Thomas Pickens III seems to think that the future opportunity for making the ISS that success that we all deep down know it can be is to get the pharmaceutical industry to line up to use it… if only they knew how valuable it was!

I'd be wary of using an expensive one of a kind government facility that costs a bundle to get to as well.



Louise Riofrio at Babe In The Universe links pop culture and Niels Bohr in STARDUST and Niels Bohr.

STARDUST is based on a graphic novel by Neil Gaiman. A star (Claire Danes) falls to Earth in human form and can't return to the sky. Along the way she encounters lovestruck Tristan Thorne (Charlie Cox) and pirate Captain Shakespeare (Robert DeNiro), who captures lightning in his airship. She is pursued by Prince Septemus (Mark Strong) and a wicked witch (Michelle Pfeiffer). The villains wish to cut out the star's glowing heart to gain her secret of eternal life.

The eternal life of stars has been a mystery that life on Earth's surface depends on. According to standard models, life should not have evolved here at all because when the Solar System was forming the Sun was only 75% as bright. Earth's average temperature would have been 15 degrees below zero Celsius, frozen solid. This can't be true, for geology and the fossil record say that Earth had liquid water and life when models say it was frozen solid. This conflict with observations is the Faint Young Sun paradox.


Paul Gilster at Centauri Dreams weighs in with Remembering Robert Bussard. As you are no doubt aware of Robert Bussard passed on last week. His work on fusion may yet bear fruit - and we'll owe him a great deal if it does. But we should also remember him for other work

it’s the ramjet that I return to as I think about him. If you collect classic papers, as I do, here’s one for you: Bussard’s “Galactic Matter and Interstellar Spaceflight” in Acta Astronautica 6 (1960), pp. 179–94. Imagine a scoop created by a magnetic field that sucks in interstellar hydrogen ionized by a forward-firing laser. The result is fed into a fusion reactor. Get the vehicle up to about six percent of light speed and you could light that engine, with presumably amazing results.

There are worse ways to get around the galaxy.


Greg Laden at Evolution (catchy tag line, Greg) opines that Sputnik was The greatest thing that ever happened to America.

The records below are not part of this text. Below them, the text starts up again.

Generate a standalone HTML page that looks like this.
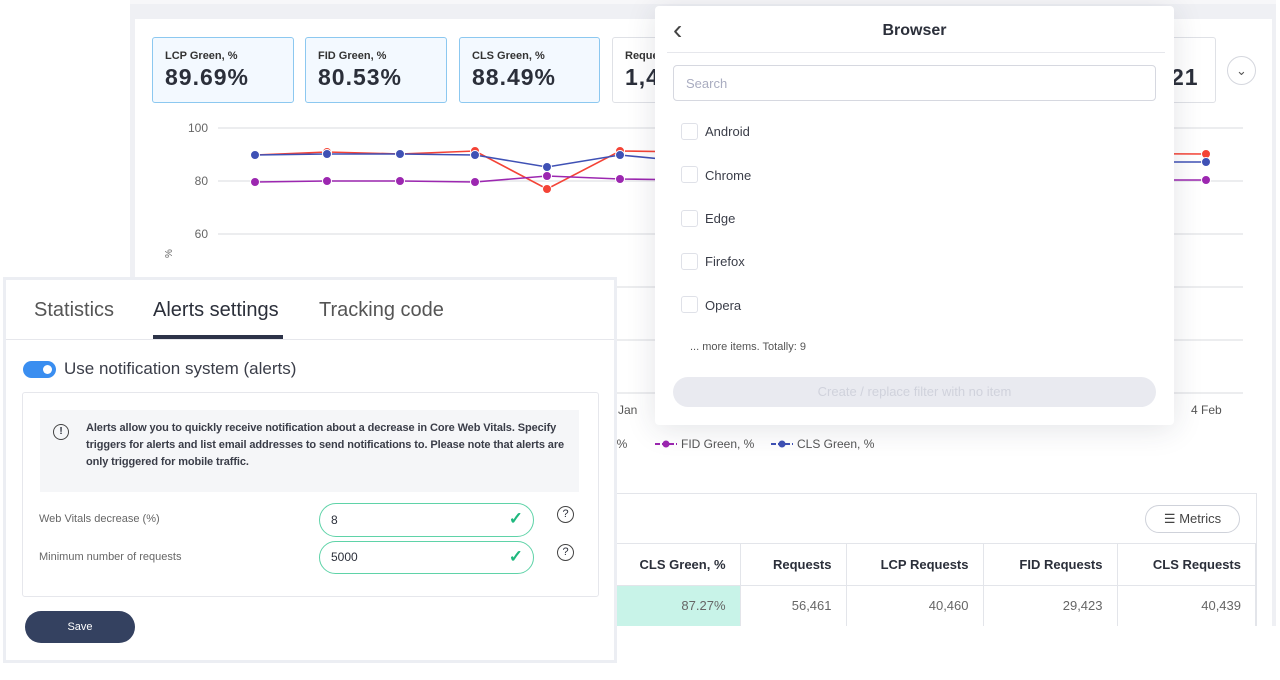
<!DOCTYPE html>
<html><head><meta charset="utf-8"><style>
*{box-sizing:border-box;margin:0;padding:0}
body{width:1280px;height:680px;background:#fff;font-family:"Liberation Sans",sans-serif;position:relative;overflow:hidden;color:#2b2f3a}
.abs{position:absolute}
.card{position:absolute;top:37px;height:66px;border:1px solid #8cc8f0;background:#f3f9ff;border-radius:3px;padding:12px 0 0 12px}
.card .t{font-size:11px;font-weight:bold;color:#333}
.card .v{font-size:23px;font-weight:bold;color:#2b2f3a;margin-top:2px;letter-spacing:1px}
.cb{position:absolute;left:681px;width:17px;height:17px;border:1px solid #dfe1e8;border-radius:3px}
.it{position:absolute;left:705px;font-size:13px;color:#3a3d48}
th,td{font-size:13px;text-align:right;padding-right:14px;border-right:1px solid #e3e5ea}
</style></head><body>
<div class="abs" style="left:130px;top:0;width:1146px;height:626px;background:#eff0f4"></div>
<div class="abs" style="left:135px;top:19px;width:1137px;height:607px;background:#fff"></div>
<div class="abs" style="left:130px;top:0;width:1146px;height:4px;background:#f7f7f9"></div>

<div class="card" style="left:152px;width:142px"><div class="t">LCP Green, %</div><div class="v">89.69%</div></div>
<div class="card" style="left:305px;width:142px"><div class="t">FID Green, %</div><div class="v">80.53%</div></div>
<div class="card" style="left:459px;width:141px"><div class="t">CLS Green, %</div><div class="v">88.49%</div></div>
<div class="card" style="left:612px;width:604px;background:#fff;border-color:#dfe1e6"><div class="t">Requests</div><div class="v">1,4</div><div class="v abs" style="left:558px;top:26px;margin:0">21</div></div>
<div class="abs" style="left:1227px;top:56px;width:29px;height:29px;border:1px solid #d5d7de;border-radius:50%;text-align:center;line-height:27px;color:#555;font-size:13px">&#8964;</div>

<svg class="abs" style="left:0;top:0" width="1280" height="680">
<g stroke="#e6e7ea" stroke-width="1.5">
<line x1="218" y1="128" x2="1243" y2="128"/><line x1="218" y1="181" x2="1243" y2="181"/><line x1="218" y1="234" x2="1243" y2="234"/><line x1="218" y1="287" x2="1243" y2="287"/><line x1="218" y1="340" x2="1243" y2="340"/><line x1="218" y1="393" x2="1243" y2="393"/>
</g>
<g font-size="12" fill="#666" text-anchor="end" font-family="Liberation Sans"><text x="208" y="132">100</text><text x="208" y="185">80</text><text x="208" y="238">60</text></g>
<text x="176" y="262" font-size="10" fill="#666" transform="rotate(-90 172 262)">%</text>
<text x="618" y="414" font-size="12" fill="#555">Jan</text><text x="1191" y="414" font-size="12" fill="#555">4 Feb</text>
<polyline fill="none" stroke="#f44336" stroke-width="1.6" points="255,155 327,152 400,154 475,151 547,189 620,151 693,152 1206,154"/>
<polyline fill="none" stroke="#3f51b5" stroke-width="1.6" points="255,155 327,154 400,154 475,155 547,167 620,155 693,162 1206,162"/>
<polyline fill="none" stroke="#9c27b0" stroke-width="1.6" points="255,182 327,181 400,181 475,182 547,176 620,179 693,180 1206,180"/>
<g fill="#f44336" stroke="#fff"><circle cx="327" cy="152" r="4.5"/><circle cx="475" cy="151" r="4.5"/><circle cx="547" cy="189" r="4.5"/><circle cx="620" cy="151" r="4.5"/><circle cx="1206" cy="154" r="4.5"/></g>
<g fill="#3f51b5" stroke="#fff"><circle cx="255" cy="155" r="4.5"/><circle cx="327" cy="154" r="4.5"/><circle cx="400" cy="154" r="4.5"/><circle cx="475" cy="155" r="4.5"/><circle cx="547" cy="167" r="4.5"/><circle cx="620" cy="155" r="4.5"/><circle cx="1206" cy="162" r="4.5"/></g>
<g fill="#9c27b0" stroke="#fff"><circle cx="255" cy="182" r="4.5"/><circle cx="327" cy="181" r="4.5"/><circle cx="400" cy="181" r="4.5"/><circle cx="475" cy="182" r="4.5"/><circle cx="547" cy="176" r="4.5"/><circle cx="620" cy="179" r="4.5"/><circle cx="1206" cy="180" r="4.5"/></g>
<text x="610" y="448" font-size="12" fill="#555">, %</text>
<line x1="655" y1="444" x2="677" y2="444" stroke="#9c27b0" stroke-width="2" stroke-dasharray="5,2"/><circle cx="666" cy="444" r="3.5" fill="#9c27b0"/>
<text x="681" y="448" font-size="12" fill="#555">FID Green, %</text>
<line x1="771" y1="444" x2="793" y2="444" stroke="#3f51b5" stroke-width="2" stroke-dasharray="5,2"/><circle cx="782" cy="444" r="3.5" fill="#3f51b5"/>
<text x="797" y="448" font-size="12" fill="#555">CLS Green, %</text>
</svg>

<div class="abs" style="left:612px;top:493px;width:645px;height:133px;border:1px solid #e3e5ea;border-bottom:none;background:#fff"></div>
<div class="abs" style="left:1145px;top:505px;width:95px;height:28px;border:1px solid #cfd2da;border-radius:14px;font-size:13px;color:#444;text-align:center;line-height:26px">&#9776; Metrics</div>
<table class="abs" style="left:616px;top:543px;width:640px;border-collapse:collapse;border-top:1px solid #e3e5ea">
<tr style="height:42px;border-bottom:1px solid #e3e5ea"><th style="width:124px">CLS Green, %</th><th style="width:106px">Requests</th><th style="width:137px">LCP Requests</th><th style="width:134px">FID Requests</th><th>CLS Requests</th></tr>
<tr style="height:40px;color:#666"><td style="background:#c8f3e8;color:#666">87.27%</td><td>56,461</td><td>40,460</td><td>29,423</td><td>40,439</td></tr>
</table>

<div class="abs" style="left:655px;top:6px;width:519px;height:419px;background:#fff;border-radius:4px;box-shadow:0 4px 30px rgba(40,45,70,.13)">
<div class="abs" style="left:18px;top:8px;font-size:28px;color:#444;font-weight:300">&#8249;</div>
<div class="abs" style="left:0;width:519px;top:16px;text-align:center;font-size:16px;font-weight:bold;color:#2b2f3a">Browser</div>
<div class="abs" style="left:12px;top:46px;width:498px;height:1px;background:#e6e7ec"></div>
<div class="abs" style="left:18px;top:59px;width:483px;height:36px;border:1px solid #d6d8e0;border-radius:4px;font-size:13px;color:#a9acc0;padding:10px 12px">Search</div>
<div class="abs" style="left:35px;top:335px;font-size:11px;color:#555">... more items. Totally: 9</div>
<div class="abs" style="left:18px;top:371px;width:483px;height:30px;background:#e9eaf0;border-radius:15px;text-align:center;line-height:30px;font-size:13px;color:#d0d2dc">Create / replace filter with no item</div>
</div>
<div class="cb" style="top:123px"></div><div class="it" style="top:124px">Android</div>
<div class="cb" style="top:166px"></div><div class="it" style="top:168px">Chrome</div>
<div class="cb" style="top:210px"></div><div class="it" style="top:211px">Edge</div>
<div class="cb" style="top:253px"></div><div class="it" style="top:254px">Firefox</div>
<div class="cb" style="top:296px"></div><div class="it" style="top:298px">Opera</div>

<div class="abs" style="left:3px;top:277px;width:614px;height:386px;background:#fff;border:3px solid #eceef3">
<div class="abs" style="left:28px;top:19px;font-size:20px;color:#555">Statistics</div>
<div class="abs" style="left:147px;top:19px;font-size:20px;color:#2b2f3a">Alerts settings</div>
<div class="abs" style="left:313px;top:19px;font-size:20px;color:#555">Tracking code</div>
<div class="abs" style="left:0;top:59px;width:608px;height:1px;background:#e6e7ec"></div>
<div class="abs" style="left:147px;top:55px;width:130px;height:4px;background:#2d3348"></div>
<div class="abs" style="left:17px;top:81px;width:33px;height:17px;border-radius:9px;background:#3a8ef0"><div class="abs" style="left:20px;top:4px;width:9px;height:9px;border-radius:50%;background:#fff"></div></div>
<div class="abs" style="left:58px;top:79px;font-size:17px;color:#3a3d48">Use notification system (alerts)</div>
<div class="abs" style="left:16px;top:112px;width:577px;height:205px;border:1px solid #e6e7ec;border-radius:3px">
<div class="abs" style="left:17px;top:17px;width:539px;height:82px;background:#f5f6f8"></div>
<div class="abs" style="left:30px;top:31px;width:16px;height:16px;border:1.5px solid #444;border-radius:50%;font-size:10px;text-align:center;line-height:13px;font-weight:bold">!</div>
<div class="abs" style="left:63px;top:27px;width:495px;font-size:11px;line-height:17px;color:#3a3d48;font-weight:bold;letter-spacing:-0.1px">Alerts allow you to quickly receive notification about a decrease in Core Web Vitals. Specify triggers for alerts and list email addresses to send notifications to. Please note that alerts are only triggered for mobile traffic.</div>
<div class="abs" style="left:16px;top:120px;font-size:11px;color:#666">Web Vitals decrease (%)</div>
<div class="abs" style="left:16px;top:158px;font-size:11px;color:#666">Minimum number of requests</div>
<div class="abs" style="left:296px;top:110px;width:215px;height:34px;border:1.5px solid #5fd3a8;border-radius:17px;font-size:12px;padding:9px 11px">8<span class="abs" style="right:10px;top:5px;color:#1fb87e;font-size:17px;font-weight:bold">&#10003;</span></div>
<div class="abs" style="left:296px;top:148px;width:215px;height:33px;border:1.5px solid #5fd3a8;border-radius:17px;font-size:12px;padding:8px 11px">5000<span class="abs" style="right:10px;top:5px;color:#1fb87e;font-size:17px;font-weight:bold">&#10003;</span></div>
<div class="abs" style="left:534px;top:113px;width:17px;height:17px;border:1.3px solid #444;border-radius:50%;font-size:11px;text-align:center;line-height:15px">?</div>
<div class="abs" style="left:534px;top:151px;width:17px;height:17px;border:1.3px solid #444;border-radius:50%;font-size:11px;text-align:center;line-height:15px">?</div>
</div>
<div class="abs" style="left:19px;top:331px;width:110px;height:32px;border-radius:16px;background:#344160;color:#fff;font-size:11px;text-align:center;line-height:32px">Save</div>
</div>
</body></html>
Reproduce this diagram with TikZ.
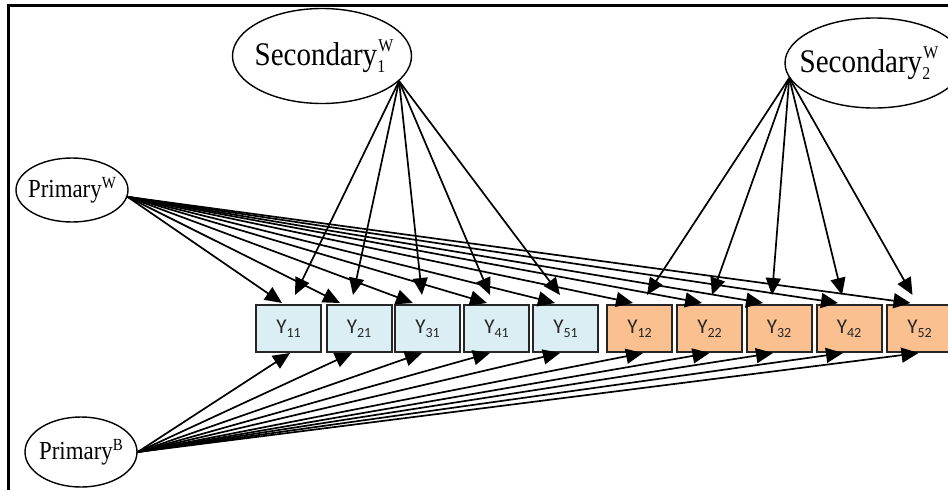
\documentclass[tikz,border=0pt]{standalone}
\usepackage{fontspec}
\setmainfont{Liberation Serif}
\newfontfamily\ellfont{Liberation Serif}[FakeStretch=0.88]
\newfontfamily\boxfont{Carlito}
\usetikzlibrary{arrows.meta,shapes.geometric,calc}

\definecolor{lightblue}{HTML}{DAEEF3}
\definecolor{lightorange}{HTML}{FAC090}
\definecolor{boxedge}{HTML}{262626}

% script pair stacked after a word: #1 above, #2 below
\newcommand\supsub[3]{\makebox[0pt][l]{\hspace{1pt}\raisebox{#3}{\fontsize{18}{18}\selectfont #1}}\raisebox{-7pt}{\fontsize{18}{18}\selectfont #2}\hspace{0.55em}}
% indicator label Y with two-digit index
\newcommand\ylab[1]{{\boxfont\fontsize{21}{24}\selectfont Y\raisebox{-4pt}{\fontsize{14}{15}\selectfont #1}}}
% label that leaves the ellipse at its given size
\newcommand\fixedlab[1]{\makebox[0pt]{#1}}

\begin{document}
\begin{tikzpicture}[x=1pt,y=-1pt,
  latent/.style={ellipse,draw,line width=1.4pt,inner sep=0pt,font=\ellfont},
  indic/.style={rectangle,draw=boxedge,line width=2pt,minimum width=65pt,minimum height=47pt,inner sep=0pt,text=boxedge},
  blueind/.style={indic,fill=lightblue},
  orangeind/.style={indic,fill=lightorange},
  path/.style={line width=1.7pt,-{Triangle[length=17pt,width=15pt]}},
  frameline/.style={line width=3pt}]
\useasboundingbox (0,0) rectangle (948,490);
\clip (0,0) rectangle (948,490);

% frame edges
\coordinate (fl) at (8,490);
\coordinate (fc) at (8,5);
\coordinate (fr) at (960,5);
\draw[frameline] (fl) -- (fc) -- (fr);

% latent factors
\node[latent,minimum width=179pt,minimum height=95pt] (s1) at (322,56)
  {\fixedlab{\hspace{14pt}\fontsize{33}{33}\selectfont Secondary\supsub{W}{1}{14pt}}};
\node[latent,minimum width=178pt,minimum height=90pt] (s2) at (874,63)
  {\fixedlab{\fontsize{33}{33}\selectfont Secondary\supsub{W}{2}{14pt}}};
\node[latent,minimum width=112pt,minimum height=64pt] (pw) at (72,190)
  {\fixedlab{\fontsize{26}{26}\selectfont Primary\raisebox{9pt}{\fontsize{17}{17}\selectfont W}}};
\node[latent,minimum width=112pt,minimum height=70pt] (pb) at (81,452)
  {\fixedlab{\fontsize{26}{26}\selectfont Primary\raisebox{9pt}{\fontsize{17}{17}\selectfont B}}};

% observed indicators
\foreach \n/\x/\lab/\sty in {
  y11/288.5/11/blueind, y21/359/21/blueind, y31/427.5/31/blueind,
  y41/496.5/41/blueind, y51/565.5/51/blueind,
  y12/639.5/12/orangeind, y22/709.5/22/orangeind, y32/779/32/orangeind,
  y42/849/42/orangeind, y52/919.5/52/orangeind}
  \node[\sty] (\n) at (\x,328.5) {\ylab{\lab}};

% secondary factor loadings
\foreach \n/\dx in {y11/6.5, y21/-6, y31/-5.5, y41/-6.5, y51/-5.5}
  \draw[path] (s1.-18) -- ($(\n.north)+(\dx,-9)$);
\foreach \n/\dx in {y12/7.5, y22/2.5, y32/-7, y42/-7, y52/-7}
  \draw[path] (s2.190) -- ($(\n.north)+(\dx,-9)$);

% within-level primary loadings
\foreach \n/\dx in {y11/-6.5, y21/-19, y31/-14.5, y41/-9.5, y51/-10.5,
  y12/-6.5, y22/-7.5, y32/-16, y42/-11, y52/-9}
  \draw[path] (pw.-7) -- ($(\n.north)+(\dx,-1)$);

% between-level primary loadings
\foreach \n/\dx in {y11/1.5, y21/-7, y31/-5.5, y41/-6.5, y51/-5.5,
  y12/3.5, y22/0, y32/-6, y42/-6, y52/-1}
  \draw[path] (pb.0) -- ($(\n.south)+(\dx,0)$);
\end{tikzpicture}
\end{document}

If you were raised in a society in which there is an evil enemy that you are convinced intends to arrive some day on your country’s shores, take over your government, impose a new social order, marry your sister, and so on, then when this evil foreign government sends the first warning shot in this war and it is an unprecedented and amazing feat of science, then suddenly you love science. You pay taxes to fund science. Your idolize science. You start demanding that science comes to the rescue. One way to do this is to fund science, fund higher education, build up the universities.


Maybe? What do you think?



Space Files reports that the UFO seen during Apollo mission thing has been resolved.

One of the legends of the space age is that during their flight to the moon, Apollo astronauts saw UFOs, or objects they couldn't identify but which were obviously floating in space somewhere close to them. This is rather a fact than a legend, as Buzz Aldrin confirmed it in numerous interviews.


I mean we know this it never hurts to point this out. Me, I think that it's incredible that we assume there are aliens savvy enough to cross thousands of light years, hide their presence from us but .. dumb enough to pull an oopsie and show themselves to the guys aboard Apollo?




Thanks for reading and thanks for contributing!

Here are instructions for contributing - see you next week.

Personal note - this is posted long after I wanted it to, with apologies. I don't like to make excuses because that sounds (to my ear) like whining and I hate whiners. Let's just say that life has been busy of late and leave it at that.